June 19, 2005


A Democratic House Divided: Big Labor has long been the Dems' best friend. But an internal rift could dilute their clout at a crucial juncture. (Howard Fineman, 6/19/05, Newsweek)

[T]he House of Labor is divided against itself, and it's not clear it can stand. For reasons of philosophy, money and ego—the Potomac power mix—the slice of America that used to be called "Big Labor" may soon collapse. A breakup would have broad implications in the workplace, pitting one set of unions, and one vision of unionism, against another. In politics, it would create competing spheres with one of them—the renegades—more willing to work with Republicans and more focused on organizing drives than on electoral politics. "In terms of Democratic politics, it's a disaster," says Rick Sloan, the Machinists communications director. "It would eviscerate our ground capabilities in ways Karl Rove and Tom DeLay will try to exploit."
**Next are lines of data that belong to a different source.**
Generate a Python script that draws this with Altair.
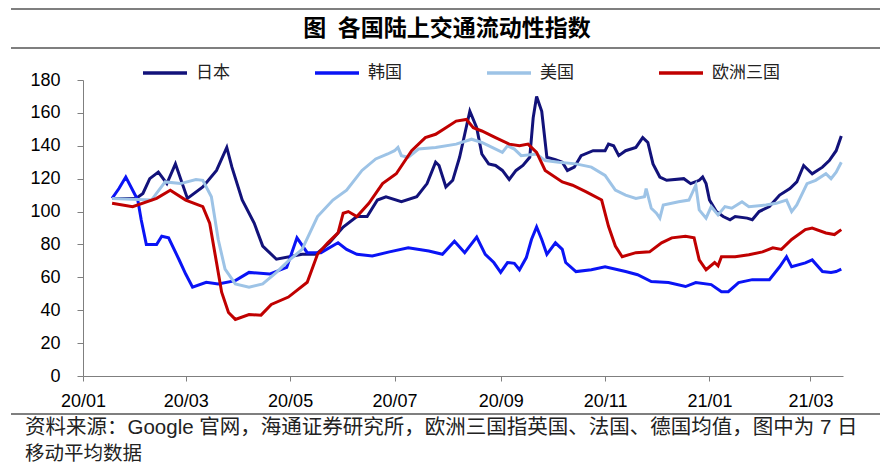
import altair as alt
import pandas as pd

TITLE = "图\u2002各国陆上交通流动性指数"
NOTE1 = "资料来源：Google 官网，海通证券研究所，欧洲三国指英国、法国、德国均值，图中为 7 日"
NOTE2 = "移动平均数据"

SERIES = ["日本", "韩国", "美国", "欧洲三国"]
COLORS = ["#12127A", "#0A14F5", "#9DC3E6", "#C00000"]

JAPAN = [("2020-01-18",108),("2020-02-01",108),("2020-02-05",111),("2020-02-09",120),("2020-02-14",124),
 ("2020-02-19",117),("2020-02-24",129),("2020-03-02",108),("2020-03-11",115),("2020-03-19",125),
 ("2020-03-25",139),("2020-03-28",127),("2020-04-03",107),("2020-04-10",93),("2020-04-15",79),
 ("2020-04-23",71),("2020-05-08",74),("2020-05-16",74),("2020-05-24",81),("2020-06-01",90.6),
 ("2020-06-09",97),("2020-06-15",97),("2020-06-21",107),("2020-06-26",109),("2020-07-05",106),
 ("2020-07-14",109),("2020-07-20",117),("2020-07-25",130),("2020-07-27",128),("2020-07-31",115),
 ("2020-08-04",119),("2020-08-08",133),("2020-08-11",147),("2020-08-14",161),("2020-08-18",151),
 ("2020-08-21",135),("2020-08-25",129),("2020-08-29",128),("2020-09-02",125),("2020-09-06",119.5),
 ("2020-09-10",125),("2020-09-14",128),("2020-09-18",133),("2020-09-20",157),("2020-09-22",170),
 ("2020-09-25",161),("2020-09-28",133),("2020-10-03",131.6),("2020-10-07",130),("2020-10-10",125),
 ("2020-10-14",127),("2020-10-18",134),("2020-10-25",137),("2020-11-01",137),("2020-11-03",141),
 ("2020-11-06",140),("2020-11-09",134),("2020-11-13",137),("2020-11-19",139),("2020-11-23",145),
 ("2020-11-26",142),("2020-11-29",129),("2020-12-03",121),("2020-12-07",119),("2020-12-17",120),
 ("2020-12-21",117),("2020-12-26",119),("2020-12-28",121),("2020-12-30",117),("2021-01-01",107),
 ("2021-01-05",100),("2021-01-09",97),("2021-01-13",95),("2021-01-16",97),("2021-01-23",96),
 ("2021-01-26",95),("2021-01-30",100),("2021-02-05",103),("2021-02-11",110),("2021-02-17",114),
 ("2021-02-21",118),("2021-02-25",128),("2021-03-02",123),("2021-03-08",127),("2021-03-12",131),
 ("2021-03-16",137),("2021-03-19",146)]

KOREA = [("2020-01-18",108),("2020-01-22",114),("2020-01-26",121),("2020-02-02",107),("2020-02-04",95),
 ("2020-02-07",80),("2020-02-13",80),("2020-02-16",85),("2020-02-20",84),("2020-02-26",71),
 ("2020-03-01",62),("2020-03-05",54),("2020-03-13",57),("2020-03-20",56),("2020-03-30",58),
 ("2020-04-07",63),("2020-04-19",62),("2020-04-29",66),("2020-05-05",84),("2020-05-11",75),
 ("2020-05-19",75),("2020-05-29",81),("2020-06-03",77),("2020-06-09",74),("2020-06-18",73),
 ("2020-06-28",75.5),("2020-07-09",78),("2020-07-21",76),("2020-07-29",74),("2020-08-05",82),
 ("2020-08-11",75),("2020-08-18",84.5),("2020-08-23",74),("2020-08-28",69),("2020-09-01",63),
 ("2020-09-05",69),("2020-09-09",68.5),("2020-09-12",64.6),("2020-09-16",72),("2020-09-19",83),
 ("2020-09-22",90.6),("2020-09-25",83),("2020-09-28",74),("2020-10-03",81),("2020-10-07",77),
 ("2020-10-09",69),("2020-10-15",63.5),("2020-10-24",64.6),("2020-11-01",66.4),("2020-11-13",63.5),
 ("2020-11-20",61.6),("2020-11-28",57.4),("2020-12-08",56.8),("2020-12-18",54.4),("2020-12-24",56.8),
 ("2021-01-02",55.6),("2021-01-08",51.3),("2021-01-12",51.3),("2021-01-18",56.8),("2021-01-26",58.6),
 ("2021-02-05",58.6),("2021-02-11",66.4),("2021-02-15",72.5),("2021-02-18",66.4),("2021-02-26",68.8),
 ("2021-03-02",70.6),("2021-03-08",63.5),("2021-03-13",63),("2021-03-16",63.5),("2021-03-19",65)]

USA = [("2020-01-18",108),("2020-02-10",107),("2020-02-18",118),("2020-02-27",117),("2020-03-07",119.5),
 ("2020-03-11",119),("2020-03-16",109),("2020-03-20",83),("2020-03-24",65),("2020-03-30",56),
 ("2020-04-07",54),("2020-04-15",56),("2020-04-23",63),("2020-04-30",70),("2020-05-08",77),
 ("2020-05-17",97),("2020-05-26",107),("2020-06-03",113),("2020-06-12",125),("2020-06-20",132),
 ("2020-06-27",135),("2020-07-01",137),("2020-07-03",139),("2020-07-05",134),("2020-07-09",133),
 ("2020-07-15",138),("2020-07-25",139),("2020-08-06",141),("2020-08-15",144),("2020-08-21",142),
 ("2020-08-27",139),("2020-09-02",136),("2020-09-05",140),("2020-09-09",138),("2020-09-13",134),
 ("2020-09-22",135),("2020-09-27",131),("2020-10-05",130),("2020-10-15",129),("2020-10-24",127),
 ("2020-11-01",122),("2020-11-07",113),("2020-11-13",110),("2020-11-19",108),("2020-11-24",109),
 ("2020-11-25",114),("2020-11-28",102),("2020-12-01",99),("2020-12-03",96),("2020-12-05",104),
 ("2020-12-14",106),("2020-12-20",107),("2020-12-24",116),("2020-12-26",101),("2020-12-30",96),
 ("2021-01-02",103),("2021-01-06",98),("2021-01-10",103),("2021-01-14",102),("2021-01-20",106),
 ("2021-01-24",103),("2021-02-03",104),("2021-02-09",105),("2021-02-15",107),("2021-02-18",100),
 ("2021-02-21",104),("2021-02-27",117),("2021-03-04",119),("2021-03-10",123),("2021-03-13",120),
 ("2021-03-16",124),("2021-03-19",130)]

EUROPE = [("2020-01-18",105),("2020-01-30",103),("2020-02-13",108),("2020-02-21",113),("2020-03-01",107),
 ("2020-03-11",103),("2020-03-15",93),("2020-03-19",69),("2020-03-22",51),("2020-03-26",38.6),
 ("2020-03-30",34.4),("2020-04-07",37.4),("2020-04-14",37),("2020-04-20",43.5),("2020-04-30",48),
 ("2020-05-11",57),("2020-05-17",74),("2020-05-23",81),("2020-05-29",87),("2020-06-01",99),
 ("2020-06-04",100),("2020-06-09",97),("2020-06-16",105),("2020-06-24",117),("2020-07-02",123),
 ("2020-07-11",137),("2020-07-19",145),("2020-07-25",147),("2020-07-31",151),("2020-08-06",155),
 ("2020-08-12",156),("2020-08-16",151),("2020-08-21",149),("2020-08-29",145),("2020-09-06",141),
 ("2020-09-12",140),("2020-09-17",141),("2020-09-22",136),("2020-09-27",125),("2020-10-07",118),
 ("2020-10-13",116),("2020-10-21",112),("2020-10-30",107),("2020-11-03",91),("2020-11-07",79),
 ("2020-11-11",72.5),("2020-11-19",75),("2020-11-27",75.5),("2020-12-04",81),("2020-12-10",84),
 ("2020-12-18",85),("2020-12-23",84),("2020-12-26",70.6),("2020-12-30",64.6),("2021-01-04",69),
 ("2021-01-06",67),("2021-01-08",72.5),("2021-01-16",72.5),("2021-01-24",73.7),("2021-02-01",75.5),
 ("2021-02-07",78),("2021-02-12",77),("2021-02-18",83),("2021-02-26",89),("2021-03-02",90),
 ("2021-03-10",87),("2021-03-15",86),("2021-03-19",89)]

rows = []
for name, pts in zip(SERIES, [JAPAN, KOREA, USA, EUROPE]):
    for d, v in pts:
        rows.append({"date": d, "value": v, "country": name, "order": SERIES.index(name)})
df = pd.DataFrame(rows)
df["date"] = pd.to_datetime(df["date"])

TICK_DATES = [alt.DateTime(year=2020, month=m, date=1) for m in (1, 3, 5, 7, 9, 11)] + \
             [alt.DateTime(year=2021, month=m, date=1) for m in (1, 3)]
X_DOMAIN = [alt.DateTime(year=2020, month=1, date=1), alt.DateTime(year=2021, month=3, date=20)]

AX = "#7f7f7f"
NUMFONT = "Liberation Sans"
CJK = "Liberation Sans, Noto Sans CJK SC"

lines = alt.Chart(df).mark_line(strokeWidth=3).encode(
    x=alt.X("date:T", scale=alt.Scale(domain=X_DOMAIN, nice=False),
            axis=alt.Axis(format="%y/%m", values=TICK_DATES, title=None, grid=False,
                          labelFont=NUMFONT, labelFontSize=18, labelColor="#000",
                          domainColor=AX, tickColor=AX, tickSize=5, labelPadding=11,
                          labelFlush=False, labelOverlap=False)),
    y=alt.Y("value:Q", scale=alt.Scale(domain=[0, 180], nice=False),
            axis=alt.Axis(values=list(range(0, 181, 20)), title=None, grid=False,
                          labelFont=NUMFONT, labelFontSize=18, labelColor="#000",
                          domainColor=AX, tickColor=AX, tickSize=6, labelPadding=17)),
    color=alt.Color("country:N", scale=alt.Scale(domain=SERIES, range=COLORS),
                    legend=alt.Legend(title=None, orient="none", legendX=58, legendY=-31,
                                      direction="horizontal", columns=4, gridAlign="all",
                                      symbolType="stroke",
                                      symbolSize=1936, symbolStrokeWidth=3.5, labelOffset=7,
                                      labelFont="Noto Sans CJK SC", labelFontSize=17,
                                      labelColor="#222", columnPadding=44)),
    detail="order:O",
)

blank = alt.Data(values=[{"a": 1}])

def hrule(ypix):
    return alt.Chart(blank).mark_rule(color="#555", strokeWidth=1.5).encode(
        x=alt.value(-72), x2=alt.value(797), y=alt.value(ypix))

title = alt.Chart(pd.DataFrame({"t": [TITLE]})).mark_text(
    font="Noto Sans CJK SC", fontSize=23, fontWeight="bold", color="#000",
    align="center", baseline="middle").encode(text="t:N", x=alt.value(364), y=alt.value(-51))

note1 = alt.Chart(pd.DataFrame({"t": [NOTE1]})).mark_text(
    font=CJK, fontSize=20.5, color="#222", align="left", baseline="middle").encode(
    text="t:N", x=alt.value(-58), y=alt.value(348))
note2 = alt.Chart(pd.DataFrame({"t": [NOTE2]})).mark_text(
    font=CJK, fontSize=19.5, color="#222", align="left", baseline="middle").encode(
    text="t:N", x=alt.value(-58), y=alt.value(374))

chart = alt.layer(lines, hrule(-71), hrule(-32), hrule(334), title, note1, note2).properties(
    width=760, height=296,
    padding={"left": 75, "top": 72, "right": 37, "bottom": 89},
    autosize=alt.AutoSizeParams(type="none"),
).configure_view(strokeWidth=0)

chart.save("out.html", embed_options={"renderer": "svg", "actions": False})
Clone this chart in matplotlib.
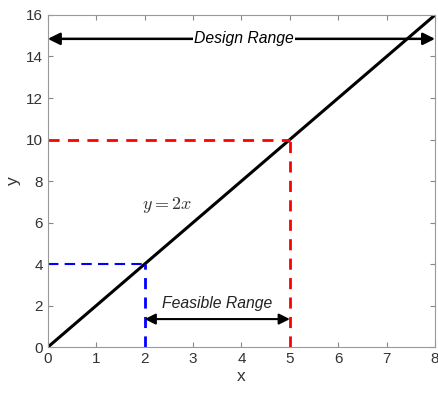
import numpy as np
import matplotlib.pyplot as plt

plt.rcParams['font.family'] = ['Liberation Sans', 'DejaVu Sans']
plt.rcParams['mathtext.fontset'] = 'cm'

x_line = [0, 8]
y_line = [0, 16]
x_feas = [2, 5]
y_feas = [4, 10]
design_range = [0, 8]
design_y = 14.85
feas_arrow_y = 1.35

fig = plt.figure(figsize=(4.39, 3.94), dpi=100)
ax = fig.add_axes([0.109, 0.119, 0.882, 0.843])

ax.plot(x_line, y_line, color='black', lw=2.2)
# red: upper bound
ax.plot([0, x_feas[1]], [y_feas[1], y_feas[1]], 'r--', lw=2, dashes=(4, 3))
ax.plot([x_feas[1], x_feas[1]], [0, y_feas[1]], 'r--', lw=2, dashes=(4, 3))
# blue: lower bound
ax.plot([0, x_feas[0]], [y_feas[0], y_feas[0]], 'b--', lw=1.5, dashes=(5, 3))
ax.plot([x_feas[0], x_feas[0]], [0, y_feas[0]], 'b--', lw=2, dashes=(4, 3))

ax.annotate('', xy=(design_range[0], design_y), xytext=(design_range[1], design_y),
            arrowprops=dict(arrowstyle='<|-|>', color='black', lw=1.8, mutation_scale=18, shrinkA=0, shrinkB=0))
ax.text(4.05, design_y, 'Design Range', ha='center', va='center', fontsize=11.3, style='italic',
        bbox=dict(facecolor='white', edgecolor='none', pad=1))

ax.annotate('', xy=(x_feas[0], feas_arrow_y), xytext=(x_feas[1], feas_arrow_y),
            arrowprops=dict(arrowstyle='<|-|>', color='black', lw=1.5, mutation_scale=16, shrinkA=0, shrinkB=0))
ax.text(3.5, 2.1, 'Feasible Range', ha='center', va='center', fontsize=11.3, style='italic', color='#222222')

ax.text(2.45, 6.85, r'$y = 2x$', ha='center', va='center', fontsize=13, color='#333333')

ax.set_xlim(0, 8)
ax.set_ylim(0, 16)
ax.set_xticks(range(0, 9))
ax.set_yticks(range(0, 17, 2))
ax.tick_params(direction='in', top=True, right=True, colors='#888888', labelcolor='#333333',
               labelsize=11, length=3.5)
for s in ax.spines.values():
    s.set_color('#999999')
ax.set_xlabel('x', fontsize=12.5, color='#333333', labelpad=2)
ax.set_ylabel('y', fontsize=12.5, color='#333333', labelpad=4)

fig.savefig('out.png', dpi=100)
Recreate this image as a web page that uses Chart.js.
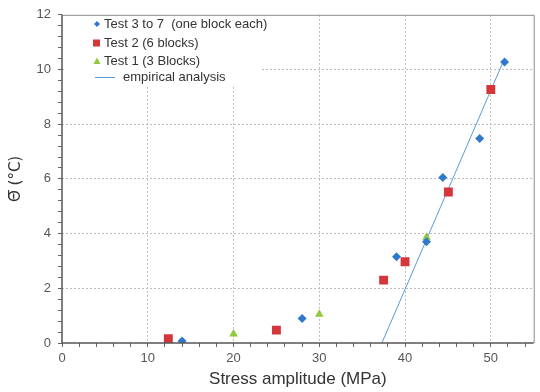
<!DOCTYPE html>
<html>
<head>
<meta charset="utf-8">
<script src="https://cdn.jsdelivr.net/npm/chart.js@4/dist/chart.umd.min.js"></script>
<style>
html,body{margin:0;padding:0;background:#fff;}
#c{display:block;}
</style>
</head>
<body>
<canvas id="c" width="540" height="392"></canvas>
<script>
// ---- data ----
const test37X = [14, 28, 39, 42.5, 44.4, 48.7, 51.6];
const test37Y = [0.07, 0.9, 3.15, 3.7, 6.05, 7.48, 10.27];
const test2X = [12.4, 25, 37.5, 40, 45.05, 50];
const test2Y = [0.16, 0.47, 2.3, 2.97, 5.52, 9.27];
const test1X = [20, 30, 42.5];
const test1Y = [0.33, 1.05, 3.87];
const empiricalX = [37.3, 51.6];
const empiricalY = [0, 10.4];
const seriesNames = ["Test 3 to 7  (one block each)", "Test 2 (6 blocks)", "Test 1 (3 Blocks)", "empirical analysis"];
const xTitle = "Stress amplitude (MPa)";
const yTitle = "\u0398\u0305 (\u00B0C)";
const xMin = 0, xMax = 55, xMinorStep = 2, xMajorStep = 10;
const yMin = 0, yMax = 12, yMinorStep = 0.4, yMajorStep = 2;

const BLUE = '#2f79cc', RED = '#d4373b', GREEN = '#93c83e', LINE = '#5b9bd8';
const FONT = '"Liberation Sans", Arial, sans-serif';
const pts = (xs, ys) => xs.map((x, i) => ({x, y: ys[i]}));

function buildTicks(min, max, step) {
  const out = [];
  const n = Math.floor((max - min) / step + 1e-9);
  for (let i = 0; i <= n; i++) out.push({value: Math.round((min + i * step) * 1000) / 1000});
  return out;
}
const isMajor = (v, step) => Math.abs(v / step - Math.round(v / step)) < 1e-6;

const legendPlugin = {
  id: 'customLegend',
  beforeDatasetsDraw(chart) {
    const ctx = chart.ctx;
    ctx.save();
    ctx.fillStyle = '#fff';
    ctx.fillRect(64, 14, 198, 72);
    ctx.font = '13px ' + FONT;
    ctx.textBaseline = 'middle';
    const rows = [24, 43, 61, 77];
    ctx.fillStyle = BLUE;
    ctx.beginPath(); ctx.moveTo(97, rows[0] - 3); ctx.lineTo(100, rows[0]); ctx.lineTo(97, rows[0] + 3); ctx.lineTo(94, rows[0]); ctx.closePath(); ctx.fill();
    ctx.fillStyle = RED; ctx.fillRect(93, rows[1] - 3.5, 7, 7);
    ctx.fillStyle = GREEN;
    ctx.beginPath(); ctx.moveTo(97, rows[2] - 3.5); ctx.lineTo(100.5, rows[2] + 3); ctx.lineTo(93.5, rows[2] + 3); ctx.closePath(); ctx.fill();
    ctx.strokeStyle = LINE; ctx.lineWidth = 1;
    ctx.beginPath(); ctx.moveTo(95, rows[3] + 0.5); ctx.lineTo(115, rows[3] + 0.5); ctx.stroke();
    ctx.fillStyle = '#333';
    ctx.fillText(seriesNames[0], 104, rows[0]);
    ctx.fillText(seriesNames[1], 104, rows[1]);
    ctx.fillText(seriesNames[2], 104, rows[2]);
    ctx.fillText(seriesNames[3], 123, rows[3]);
    ctx.restore();
  }
};

const framePlugin = {
  id: 'frame',
  afterDraw(chart) {
    const {ctx, chartArea: a} = chart;
    ctx.save();
    ctx.strokeStyle = '#8a8a8a';
    ctx.lineWidth = 1;
    ctx.beginPath();
    ctx.moveTo(a.left, a.top + 0.5); ctx.lineTo(a.right + 0.5, a.top + 0.5); ctx.lineTo(a.right + 0.5, a.bottom);
    ctx.stroke();
    ctx.strokeStyle = '#555';
    ctx.lineWidth = 1.5;
    ctx.beginPath();
    ctx.moveTo(a.left, a.top); ctx.lineTo(a.left, a.bottom); ctx.lineTo(a.right, a.bottom);
    ctx.stroke();
    ctx.restore();
  }
};

const tickFont = {family: FONT, size: 13};

new Chart(document.getElementById('c'), {
  type: 'scatter',
  data: {
    datasets: [
      {label: seriesNames[3], data: pts(empiricalX, empiricalY), showLine: true, borderColor: LINE, borderWidth: 1, pointRadius: 0, order: 4},
      {label: seriesNames[2], data: pts(test1X, test1Y), pointStyle: 'triangle', pointRadius: 5, backgroundColor: GREEN, borderColor: GREEN, borderWidth: 0, order: 3},
      {label: seriesNames[1], data: pts(test2X, test2Y), pointStyle: 'rect', pointRadius: 6.3, backgroundColor: RED, borderColor: RED, borderWidth: 0, order: 2},
      {label: seriesNames[0], data: pts(test37X, test37Y), pointStyle: 'rectRot', pointRadius: 4.5, backgroundColor: BLUE, borderColor: BLUE, borderWidth: 0, order: 1}
    ]
  },
  options: {
    responsive: false,
    animation: false,
    layout: {padding: {left: 0, top: 13, right: 5, bottom: 0}},
    plugins: {legend: {display: false}, tooltip: {enabled: false}},
    scales: {
      x: {
        type: 'linear', min: xMin, max: xMax,
        afterBuildTicks: s => { s.ticks = buildTicks(xMin, 54, xMinorStep); },
        afterFit: s => { s.height = 49; },
        border: {display: false, dash: [2, 2]},
        grid: {
          color: c => (c.tick && isMajor(c.tick.value, xMajorStep) && c.tick.value > 0) ? '#bdbdbd' : 'rgba(0,0,0,0)',
          lineWidth: 1,
          tickColor: '#666', tickLength: 4, tickBorderDash: [], tickWidth: 1
        },
        ticks: {
          autoSkip: false, maxRotation: 0, color: '#555', font: tickFont, padding: 4,
          callback: v => isMajor(v, xMajorStep) ? String(Math.round(v)) : ''
        },
        title: {display: true, text: xTitle, color: '#333', font: {family: FONT, size: 17}, padding: {top: 0, bottom: 2}}
      },
      y: {
        type: 'linear', min: yMin, max: yMax,
        afterBuildTicks: s => { s.ticks = buildTicks(yMin, yMax, yMinorStep); },
        afterFit: s => { s.width = 62; },
        border: {display: false, dash: [2, 2]},
        grid: {
          color: c => (c.tick && isMajor(c.tick.value, yMajorStep) && c.tick.value > 0 && c.tick.value < yMax) ? '#bdbdbd' : 'rgba(0,0,0,0)',
          lineWidth: 1,
          tickColor: '#666', tickLength: 4, tickBorderDash: [], tickWidth: 1
        },
        ticks: {
          autoSkip: false, color: '#555', font: tickFont, padding: 7,
          callback: v => isMajor(v, yMajorStep) ? String(Math.round(v)) : ''
        },
        title: {display: true, text: yTitle, color: '#333', font: {family: '"DejaVu Sans", sans-serif', size: 15}, padding: {top: 7, bottom: 0}}
      }
    }
  },
  plugins: [legendPlugin, framePlugin]
});
</script>
</body>
</html>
The family feud has been building for years, and with good reason: the family is falling apart. When the American Federation of Labor and the Council of Industrial Organizations merged in 1955 to create the AFL-CIO, nearly one in three workers was a card-carrying union member. On the golden anniversary of the merger, that number is now less than 10 percent in the private sector, 13 percent if you count the public sector. To protect their clout during the generation-long rise of the conservatives, unions transformed themselves into turbo-charged fund-raising and turnout engines, dedicated (in fact if not by law) to Democrats. Members of union households were 19 percent of the vote in 1992 and rose to 26 percent last year—a tide of about 7 million votes, most of which went into the Democratic column. Yet unions have little to show for all that effort in terms of legislation—and nothing in terms of Democratic control of the Congress.